En el breve escenario, Alberti sacaba un peine de vieja costumbre -de poeta en la calle-; Marsillach colocaba una bufanda sobre su cazadora de la arruga es bella; Rabal se apretaba el paño azul de su chaquetón marinero; José Luis Gómez fumaba un cigarrillo tras otro; Amancio Prada llevaba un cuero castellano. Protagonistas para una fiesta de madrileños: un gaditano, un catalán, un murciano, un onubense, un leonés. El público, igual: había gallegos -un "¡uhhh!" de entusiasmo para Rosalía de Castro-, salmantinos, andaluces. A todo este conglomerado se le ha llamado siempre los madrileños.

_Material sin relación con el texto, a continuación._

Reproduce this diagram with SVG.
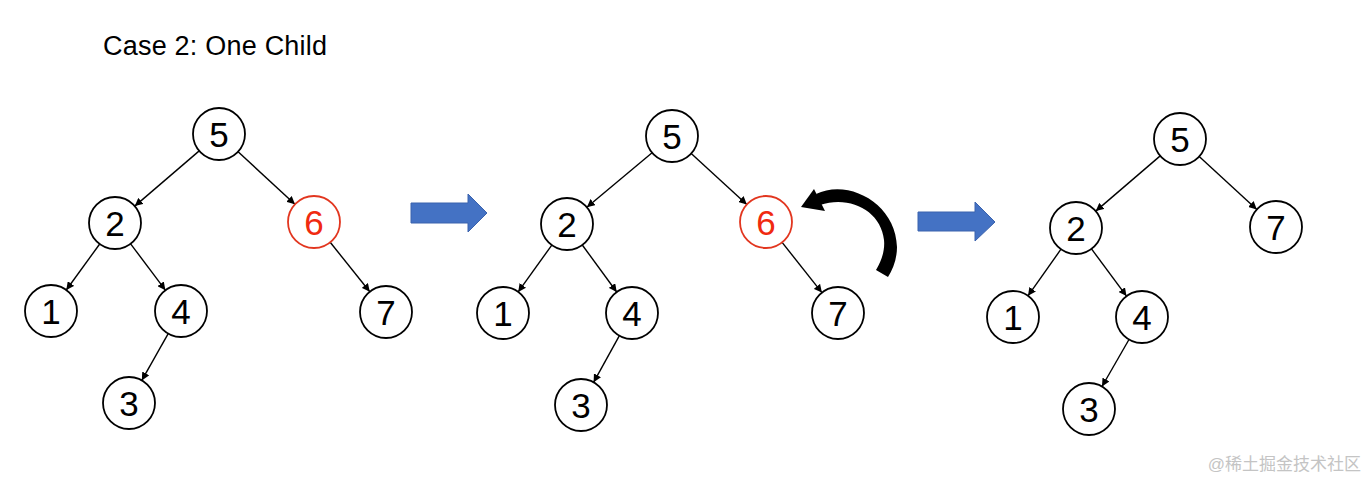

Recitaron de Juan del Enzina a Blas de Otero. De las bocas de los recitadores y del cantante salía el vaho escandido con los versos. Las gargantes no podían estar templadas, pero los poemas daban calor. El sonido reverberaba desde los altavoces del fondo, mezclado don el buz del viento -viento del pueblo. Alguna botella de ginebra pasaba de boca en boca.

Apenas hubo deserciones: ni al final, cuando a la luz de los reflectores se veía revoltear la lluvia: "¡Es aguanieve!" dijeron algunos. Y cuando se acabó, todavía había ateridos madrileños -salmantinos, gallegos, andaluces...- que pedían "otra, otra".

Recitadores gratis

San Isidro se había pasado, había superado todas sus tradiciones. Pero no se puede decir que eI mal tiempo desluciera el acto, sino todo lo contrarío: fue esa prueba de viento, frío y agua lo que demostró que había miles de personas que escuchaban la poesía.Y a los recitadores, que fueron -como se debe- gratis: tan gratis que cuando se entonaron en un restaurante próximo y convenientemente gallego, para más madrileñismo, con un buen caldo, un vino fresco y espumoso y lo que quedaba a esa hora -las once largas de la noche-, lo pagaron a escote: a 1.750 pesetas por cabeza.

Incluyendo las de la viuda de Neruda, que había asistido en un primera fila de honor, sin que el honor la librara del frío y del aguanieve. La acompañaba una vieja dama, que comentó: "En treinta años de Moscú no he pasado tanto frío".